■日光の社寺はどうして世界遺産(せかいいさん)になれたの?
〇さて、前号(ぜんごう)の続(つづ)きだよ。世界遺産はほかに同じような価値(かち)をもつものが先に登録(とうろく)されていると、登録できないって話だったね。覚(おぼ)えてる?
◇そうそう。早く教えて~!
〇世界遺産登録のためには、まず国内(こくない)の候補(こうほ)に挙(あ)がる必要(ひつよう)があるんだ。候補にはそれぞれテーマがあって、そのテーマは世界(せかい)で唯一(ゆいいつ)のものでなくてはならないんだよ。
◇そこが不思議(ふしぎ)なのよ。世界遺産のお寺(てら)は法隆寺(ほうりゅうじ)があるし、神社(じんじゃ)は厳島(いつくしま)神社があるし…「日光の社寺」はどうして世界遺産になれたの?
〇日光の社寺は、日本を代表(だいひょう)する宗教(しゅうきょう)の建築物(けんちくぶつ)であると同時(どうじ)に、「神仏習合(しんぶつしゅうごう)」の姿(すがた)をとどめていることが評価(ひょうか)されて、候補に選(えら)ばれたんだよ。
◇し…神仏…習合?
〇簡単(かんたん)に言うと、神様(かみさま)も仏(ほとけ)様も一つのものとして、一緒(いっしょ)に信仰(しんこう)することだよ。

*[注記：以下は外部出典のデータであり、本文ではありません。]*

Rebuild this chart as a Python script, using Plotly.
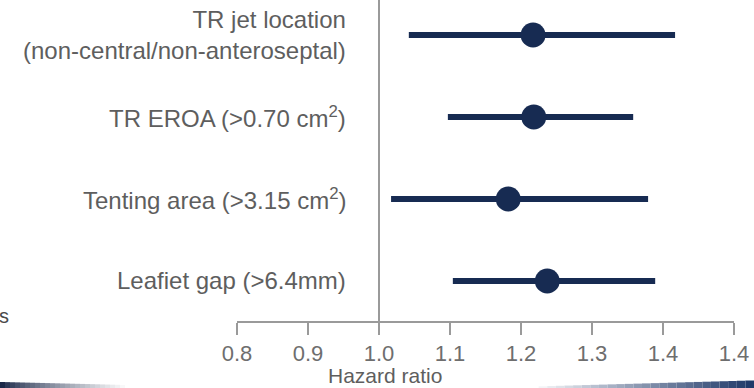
import plotly.graph_objects as go

# ---- data ----
labels = [
    "TR jet location<br>(non-central/non-anteroseptal)",
    "TR EROA (>0.70 cm<sup>2</sup>)",
    "Tenting area (>3.15 cm<sup>2</sup>)",
    "Leafiet gap (>6.4mm)",
]
row_pos = [3, 2, 1, 0]
hr = [1.217, 1.218, 1.182, 1.237]
ci_low = [1.042, 1.097, 1.017, 1.104]
ci_high = [1.417, 1.358, 1.379, 1.389]
tick_vals = [0.8, 0.9, 1.0, 1.1, 1.2, 1.3, 1.4, 1.5]
tick_text = ["0.8", "0.9", "1.0", "1.1", "1.2", "1.3", "1.4", "1.4"]
x_title = "Hazard ratio"

NAVY = "#172b52"
GREY_TXT = "#5e5e5e"
AXIS_GREY = "#9a9a9a"
FONT = "Liberation Sans, Arial, sans-serif"

fig = go.Figure()
fig.add_trace(go.Scatter(
    x=hr, y=row_pos, mode="markers",
    marker=dict(size=25, color=NAVY),
    error_x=dict(type="data", symmetric=False,
                 array=[h - m for h, m in zip(ci_high, hr)],
                 arrayminus=[m - l for m, l in zip(hr, ci_low)],
                 thickness=6, width=0, color=NAVY),
    showlegend=False, hoverinfo="skip",
))

# reference line at HR = 1
fig.add_shape(type="line", xref="x", yref="paper", x0=1.0, x1=1.0, y0=0, y1=1,
              line=dict(color=AXIS_GREY, width=2), layer="below")

# row labels
for lab, yp in zip(labels, row_pos):
    fig.add_annotation(text=lab, xref="paper", yref="y", x=0.2233, y=yp,
                       xanchor="right", yanchor="middle", align="right",
                       showarrow=False, font=dict(family=FONT, size=24, color=GREY_TXT))

# x axis title (offset to the left)
fig.add_annotation(text=x_title, xref="paper", yref="paper", x=0.2986, y=-0.171,
                   xanchor="center", yanchor="middle", showarrow=False,
                   font=dict(family=FONT, size=21, color=GREY_TXT))

# cropped text fragment at left edge
fig.add_annotation(text="s", xref="paper", yref="paper", x=-0.454, y=0.016,
                   xanchor="right", yanchor="middle", showarrow=False,
                   font=dict(family=FONT, size=20, color="#4a4a4a"))


# decorative bottom bands (slide footer gradient), drawn as fine steps
def px_to_paper_x(px):
    return (px - 237) / 497


def px_to_paper_y(py):
    return (321 - py) / 321


def mix(c1, c2, t):
    a = [int(c1[i:i + 2], 16) for i in (1, 3, 5)]
    b = [int(c2[i:i + 2], 16) for i in (1, 3, 5)]
    return "#%02x%02x%02x" % tuple(round(a[k] + (b[k] - a[k]) * t) for k in range(3))


n = 26
for i in range(n):
    t = i / (n - 1)
    x0 = i * 130 / n
    x1 = (i + 1) * 130 / n
    col = mix("#1a2748", "#ffffff", t ** 0.8)
    fig.add_shape(type="rect", xref="paper", yref="paper",
                  x0=px_to_paper_x(x0), x1=px_to_paper_x(x1),
                  y0=px_to_paper_y(388), y1=px_to_paper_y(382 + 3 * t),
                  fillcolor=col, line=dict(width=0), layer="above")
for i in range(n):
    t = i / (n - 1)
    x0 = 530 + i * 224 / n
    x1 = 530 + (i + 1) * 224 / n
    col = mix("#ffffff", "#213a6a", t ** 0.9)
    fig.add_shape(type="rect", xref="paper", yref="paper",
                  x0=px_to_paper_x(x0), x1=px_to_paper_x(x1),
                  y0=px_to_paper_y(388), y1=px_to_paper_y(386.5 - 6 * t),
                  fillcolor=col, line=dict(width=0), layer="above")

fig.update_layout(
    width=754, height=388,
    margin=dict(l=237, r=20, t=0, b=67),
    paper_bgcolor="white", plot_bgcolor="white",
    xaxis=dict(range=[0.8, 1.5], tickvals=tick_vals, ticktext=tick_text,
               showgrid=False, zeroline=False, showline=True, linecolor=AXIS_GREY,
               linewidth=2, ticks="outside", ticklen=12, tickwidth=2, tickcolor=AXIS_GREY,
               tickfont=dict(family=FONT, size=22, color="#6e6e6e"), fixedrange=True),
    yaxis=dict(range=[-0.488, 3.427], showgrid=False, zeroline=False, showline=False,
               showticklabels=False, ticks="", fixedrange=True),
)

fig.write_html("out.html")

「神仏習合」は、江戸時代(えどじだい)までは一般的(いっぱんてき)な考え方だったんだ。
◇え?最初(さいしょ)から別々(べつべつ)のものじゃなかったの?
〇神様と仏様は、明治(めいじ)時代以降(いこう)に別々に祀(まつ)られるようになったんだよ。「日光の社寺」は神仏習合の代表的(てき)な事例(じれい)なんだ。
◇それで世界遺産になれたの?
〇もちろん、それだけじゃないよ。「日光の社寺」は、建造物そのもののすばらしさや、周囲(しゅうい)の自然環境(しぜんかんきょう)も評価されたんだ。
◇神仏習合と、周(まわ)りの自然環境が、世界遺産登録のカギだったんだね!